Stated problem ->
Your task is to write out only the lines running from the line with "What TikZ code" to the line with "rectangle (1249, 754);", both ends kept, with no images.

[Saved data entries]
---+---
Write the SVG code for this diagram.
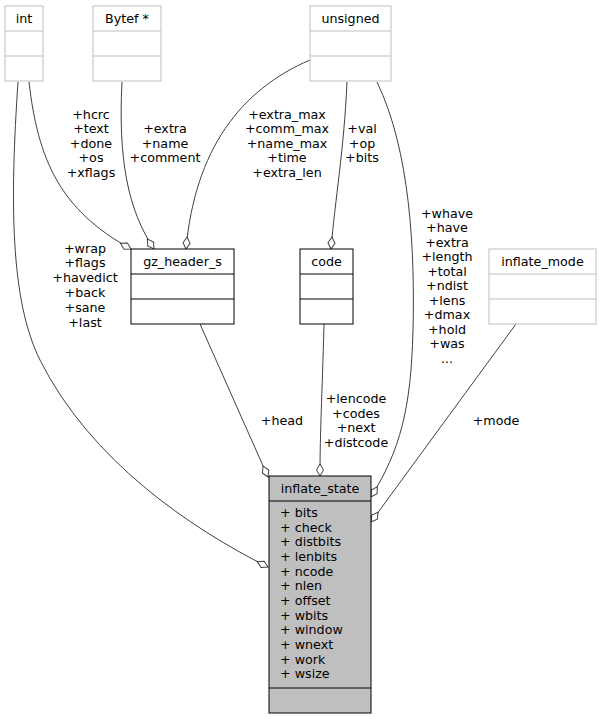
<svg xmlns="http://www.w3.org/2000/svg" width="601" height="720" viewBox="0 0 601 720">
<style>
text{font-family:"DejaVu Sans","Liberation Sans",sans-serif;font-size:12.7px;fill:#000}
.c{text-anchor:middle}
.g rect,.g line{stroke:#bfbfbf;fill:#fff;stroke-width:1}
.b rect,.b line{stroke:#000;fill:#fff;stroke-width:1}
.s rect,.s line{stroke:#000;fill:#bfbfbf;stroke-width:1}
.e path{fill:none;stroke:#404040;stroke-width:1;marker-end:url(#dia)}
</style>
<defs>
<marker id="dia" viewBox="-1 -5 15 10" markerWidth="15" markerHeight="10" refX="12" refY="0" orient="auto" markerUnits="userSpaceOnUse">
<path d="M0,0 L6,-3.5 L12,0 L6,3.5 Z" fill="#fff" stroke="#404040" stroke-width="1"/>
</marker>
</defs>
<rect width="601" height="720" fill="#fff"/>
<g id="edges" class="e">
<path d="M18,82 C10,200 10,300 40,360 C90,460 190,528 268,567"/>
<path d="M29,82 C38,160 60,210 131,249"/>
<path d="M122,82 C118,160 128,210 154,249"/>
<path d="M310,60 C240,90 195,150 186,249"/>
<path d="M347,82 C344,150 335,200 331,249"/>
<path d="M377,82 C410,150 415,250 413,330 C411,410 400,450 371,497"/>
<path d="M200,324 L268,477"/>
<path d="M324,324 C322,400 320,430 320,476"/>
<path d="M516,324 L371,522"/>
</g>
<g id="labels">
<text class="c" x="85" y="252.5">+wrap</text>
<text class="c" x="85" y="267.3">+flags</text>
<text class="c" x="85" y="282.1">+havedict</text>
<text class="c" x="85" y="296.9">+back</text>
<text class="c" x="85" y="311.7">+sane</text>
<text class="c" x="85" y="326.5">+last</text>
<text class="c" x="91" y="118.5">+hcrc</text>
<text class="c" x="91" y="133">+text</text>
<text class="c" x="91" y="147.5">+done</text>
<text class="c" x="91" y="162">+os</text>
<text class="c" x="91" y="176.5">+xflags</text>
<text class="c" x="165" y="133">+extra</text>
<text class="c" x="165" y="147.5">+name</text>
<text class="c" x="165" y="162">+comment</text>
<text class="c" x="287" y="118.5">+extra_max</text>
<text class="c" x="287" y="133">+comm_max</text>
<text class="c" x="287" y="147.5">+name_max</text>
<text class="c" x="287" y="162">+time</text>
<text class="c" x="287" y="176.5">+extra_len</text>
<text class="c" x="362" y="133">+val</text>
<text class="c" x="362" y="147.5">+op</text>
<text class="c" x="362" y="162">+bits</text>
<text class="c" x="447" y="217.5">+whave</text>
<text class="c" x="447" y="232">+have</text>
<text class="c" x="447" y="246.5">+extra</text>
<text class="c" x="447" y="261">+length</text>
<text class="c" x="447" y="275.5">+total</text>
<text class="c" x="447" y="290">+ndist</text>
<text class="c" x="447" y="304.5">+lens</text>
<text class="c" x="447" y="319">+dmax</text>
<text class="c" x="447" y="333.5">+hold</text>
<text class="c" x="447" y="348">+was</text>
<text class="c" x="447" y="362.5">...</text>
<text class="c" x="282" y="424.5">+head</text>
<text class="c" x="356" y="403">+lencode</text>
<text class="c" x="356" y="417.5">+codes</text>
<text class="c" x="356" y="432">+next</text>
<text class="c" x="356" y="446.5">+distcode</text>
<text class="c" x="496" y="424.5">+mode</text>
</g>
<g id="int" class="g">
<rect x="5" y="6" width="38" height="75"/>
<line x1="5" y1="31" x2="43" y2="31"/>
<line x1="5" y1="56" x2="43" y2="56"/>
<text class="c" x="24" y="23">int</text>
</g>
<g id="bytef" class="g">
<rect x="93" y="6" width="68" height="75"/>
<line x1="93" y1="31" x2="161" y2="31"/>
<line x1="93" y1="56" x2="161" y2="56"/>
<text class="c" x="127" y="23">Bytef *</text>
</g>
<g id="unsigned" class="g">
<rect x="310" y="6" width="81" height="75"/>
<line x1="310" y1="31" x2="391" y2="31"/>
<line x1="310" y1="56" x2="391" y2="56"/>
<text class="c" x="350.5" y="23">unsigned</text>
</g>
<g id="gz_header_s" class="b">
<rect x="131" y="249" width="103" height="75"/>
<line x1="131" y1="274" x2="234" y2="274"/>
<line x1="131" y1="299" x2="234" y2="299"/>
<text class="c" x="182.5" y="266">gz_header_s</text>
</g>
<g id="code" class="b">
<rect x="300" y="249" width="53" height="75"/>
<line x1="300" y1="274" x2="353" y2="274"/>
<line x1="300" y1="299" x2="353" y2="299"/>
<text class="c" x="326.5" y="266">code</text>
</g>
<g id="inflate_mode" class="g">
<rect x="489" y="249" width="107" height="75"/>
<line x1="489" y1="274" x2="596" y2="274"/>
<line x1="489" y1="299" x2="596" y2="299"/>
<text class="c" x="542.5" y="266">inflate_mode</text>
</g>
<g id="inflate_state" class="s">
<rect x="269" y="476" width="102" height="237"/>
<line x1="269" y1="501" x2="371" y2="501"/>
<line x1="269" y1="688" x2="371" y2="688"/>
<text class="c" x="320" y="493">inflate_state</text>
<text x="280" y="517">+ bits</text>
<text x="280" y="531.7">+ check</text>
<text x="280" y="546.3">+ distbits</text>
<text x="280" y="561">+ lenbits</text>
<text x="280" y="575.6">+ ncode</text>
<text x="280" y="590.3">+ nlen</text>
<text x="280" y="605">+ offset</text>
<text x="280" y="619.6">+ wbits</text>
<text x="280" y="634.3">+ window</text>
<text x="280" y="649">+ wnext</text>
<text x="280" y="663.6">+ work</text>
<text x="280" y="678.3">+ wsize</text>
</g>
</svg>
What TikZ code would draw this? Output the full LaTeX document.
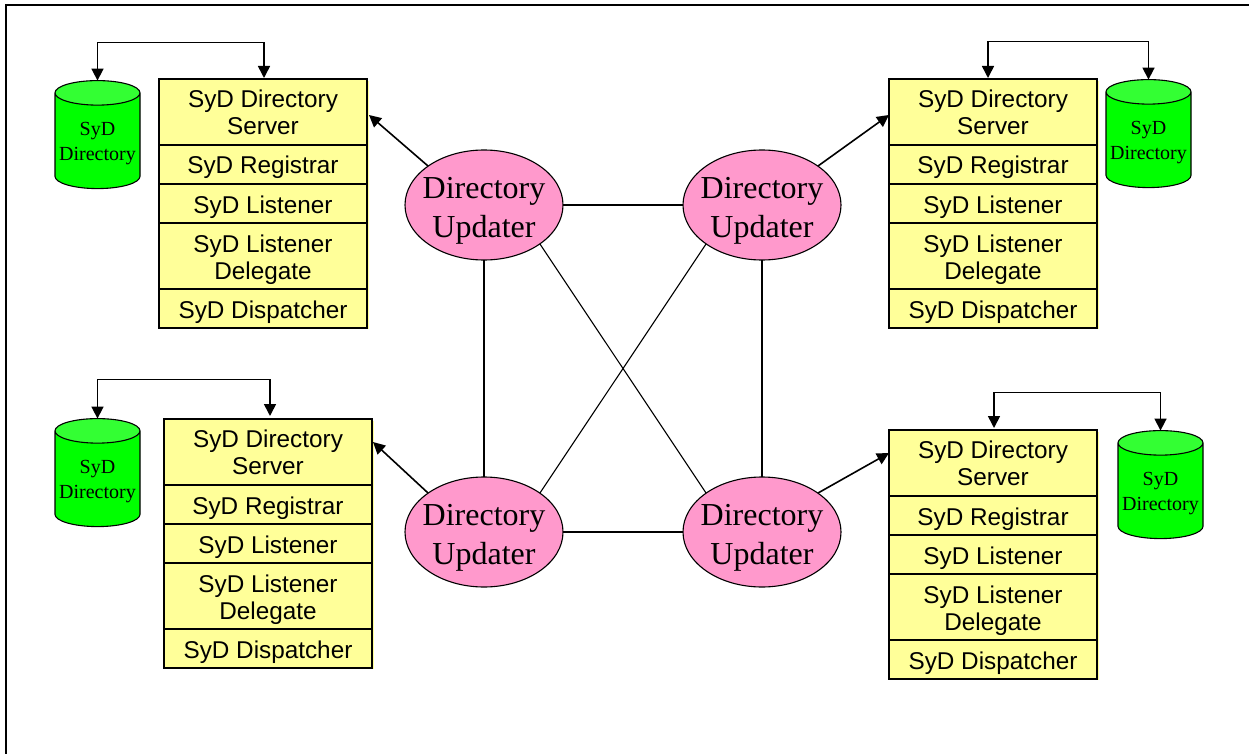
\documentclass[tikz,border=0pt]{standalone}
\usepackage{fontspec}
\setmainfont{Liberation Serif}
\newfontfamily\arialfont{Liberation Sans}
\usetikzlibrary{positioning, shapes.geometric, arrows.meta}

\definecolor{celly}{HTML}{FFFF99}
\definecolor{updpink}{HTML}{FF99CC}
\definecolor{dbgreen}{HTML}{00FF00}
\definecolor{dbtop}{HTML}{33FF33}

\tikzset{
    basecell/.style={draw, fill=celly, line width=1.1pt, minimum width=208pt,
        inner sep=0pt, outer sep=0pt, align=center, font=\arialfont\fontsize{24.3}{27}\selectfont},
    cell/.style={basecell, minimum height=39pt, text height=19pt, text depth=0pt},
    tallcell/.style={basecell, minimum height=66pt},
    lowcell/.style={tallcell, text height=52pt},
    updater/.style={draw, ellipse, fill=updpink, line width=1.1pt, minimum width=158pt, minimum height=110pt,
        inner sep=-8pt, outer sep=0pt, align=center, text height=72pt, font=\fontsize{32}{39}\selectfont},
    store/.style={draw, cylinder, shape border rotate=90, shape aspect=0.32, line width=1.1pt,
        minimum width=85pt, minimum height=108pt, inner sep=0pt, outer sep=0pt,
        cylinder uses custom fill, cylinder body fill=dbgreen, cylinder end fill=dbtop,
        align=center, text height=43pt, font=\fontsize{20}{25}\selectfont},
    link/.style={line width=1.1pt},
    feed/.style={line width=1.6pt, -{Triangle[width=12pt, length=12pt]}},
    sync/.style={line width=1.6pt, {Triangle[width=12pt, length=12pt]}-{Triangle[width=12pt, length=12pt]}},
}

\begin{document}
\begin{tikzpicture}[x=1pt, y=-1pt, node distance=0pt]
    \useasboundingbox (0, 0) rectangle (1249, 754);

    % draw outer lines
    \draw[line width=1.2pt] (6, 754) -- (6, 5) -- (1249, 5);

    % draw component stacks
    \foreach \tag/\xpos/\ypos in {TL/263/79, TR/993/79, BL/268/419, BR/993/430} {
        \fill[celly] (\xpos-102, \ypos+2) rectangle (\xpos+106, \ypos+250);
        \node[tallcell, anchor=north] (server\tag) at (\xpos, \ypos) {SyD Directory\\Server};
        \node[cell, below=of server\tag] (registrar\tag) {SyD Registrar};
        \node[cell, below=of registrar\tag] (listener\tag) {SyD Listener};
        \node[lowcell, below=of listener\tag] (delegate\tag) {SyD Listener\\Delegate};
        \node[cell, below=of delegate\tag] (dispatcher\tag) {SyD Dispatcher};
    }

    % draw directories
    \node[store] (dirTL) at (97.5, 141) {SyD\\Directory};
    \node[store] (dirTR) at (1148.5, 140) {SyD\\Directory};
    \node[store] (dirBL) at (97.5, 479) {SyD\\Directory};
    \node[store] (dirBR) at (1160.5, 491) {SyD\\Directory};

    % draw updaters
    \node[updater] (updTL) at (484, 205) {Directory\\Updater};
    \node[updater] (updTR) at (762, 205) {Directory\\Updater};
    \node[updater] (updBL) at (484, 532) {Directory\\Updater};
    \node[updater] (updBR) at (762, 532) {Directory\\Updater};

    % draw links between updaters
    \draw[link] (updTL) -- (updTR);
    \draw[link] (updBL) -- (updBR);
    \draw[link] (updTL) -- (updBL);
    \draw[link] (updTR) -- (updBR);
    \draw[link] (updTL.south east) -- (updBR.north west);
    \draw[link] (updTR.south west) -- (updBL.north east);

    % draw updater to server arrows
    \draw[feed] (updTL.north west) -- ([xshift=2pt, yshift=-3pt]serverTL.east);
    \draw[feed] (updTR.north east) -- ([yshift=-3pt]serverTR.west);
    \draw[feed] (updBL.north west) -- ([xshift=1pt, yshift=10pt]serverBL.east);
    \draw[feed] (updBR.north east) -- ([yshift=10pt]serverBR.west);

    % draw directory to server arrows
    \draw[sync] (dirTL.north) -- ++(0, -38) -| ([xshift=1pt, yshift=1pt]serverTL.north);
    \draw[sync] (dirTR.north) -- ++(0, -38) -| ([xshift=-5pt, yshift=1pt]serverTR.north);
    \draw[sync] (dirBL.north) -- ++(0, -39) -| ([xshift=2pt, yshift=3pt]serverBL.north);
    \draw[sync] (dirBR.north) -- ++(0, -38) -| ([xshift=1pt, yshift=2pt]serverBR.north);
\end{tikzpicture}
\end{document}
---+---
Exercise response ->
What TikZ code would draw this? Output the full LaTeX document.
\documentclass[tikz,border=0pt]{standalone}
\usepackage{fontspec}
\setmainfont{Liberation Serif}
\newfontfamily\arialfont{Liberation Sans}
\usetikzlibrary{positioning, shapes.geometric, arrows.meta}

\definecolor{celly}{HTML}{FFFF99}
\definecolor{updpink}{HTML}{FF99CC}
\definecolor{dbgreen}{HTML}{00FF00}
\definecolor{dbtop}{HTML}{33FF33}

\tikzset{
    basecell/.style={draw, fill=celly, line width=1.1pt, minimum width=208pt,
        inner sep=0pt, outer sep=0pt, align=center, font=\arialfont\fontsize{24.3}{27}\selectfont},
    cell/.style={basecell, minimum height=39pt, text height=19pt, text depth=0pt},
    tallcell/.style={basecell, minimum height=66pt},
    lowcell/.style={tallcell, text height=52pt},
    updater/.style={draw, ellipse, fill=updpink, line width=1.1pt, minimum width=158pt, minimum height=110pt,
        inner sep=-8pt, outer sep=0pt, align=center, text height=72pt, font=\fontsize{32}{39}\selectfont},
    store/.style={draw, cylinder, shape border rotate=90, shape aspect=0.32, line width=1.1pt,
        minimum width=85pt, minimum height=108pt, inner sep=0pt, outer sep=0pt,
        cylinder uses custom fill, cylinder body fill=dbgreen, cylinder end fill=dbtop,
        align=center, text height=43pt, font=\fontsize{20}{25}\selectfont},
    link/.style={line width=1.1pt},
    feed/.style={line width=1.6pt, -{Triangle[width=12pt, length=12pt]}},
    sync/.style={line width=1.6pt, {Triangle[width=12pt, length=12pt]}-{Triangle[width=12pt, length=12pt]}},
}

\begin{document}
\begin{tikzpicture}[x=1pt, y=-1pt, node distance=0pt]
    \useasboundingbox (0, 0) rectangle (1249, 754);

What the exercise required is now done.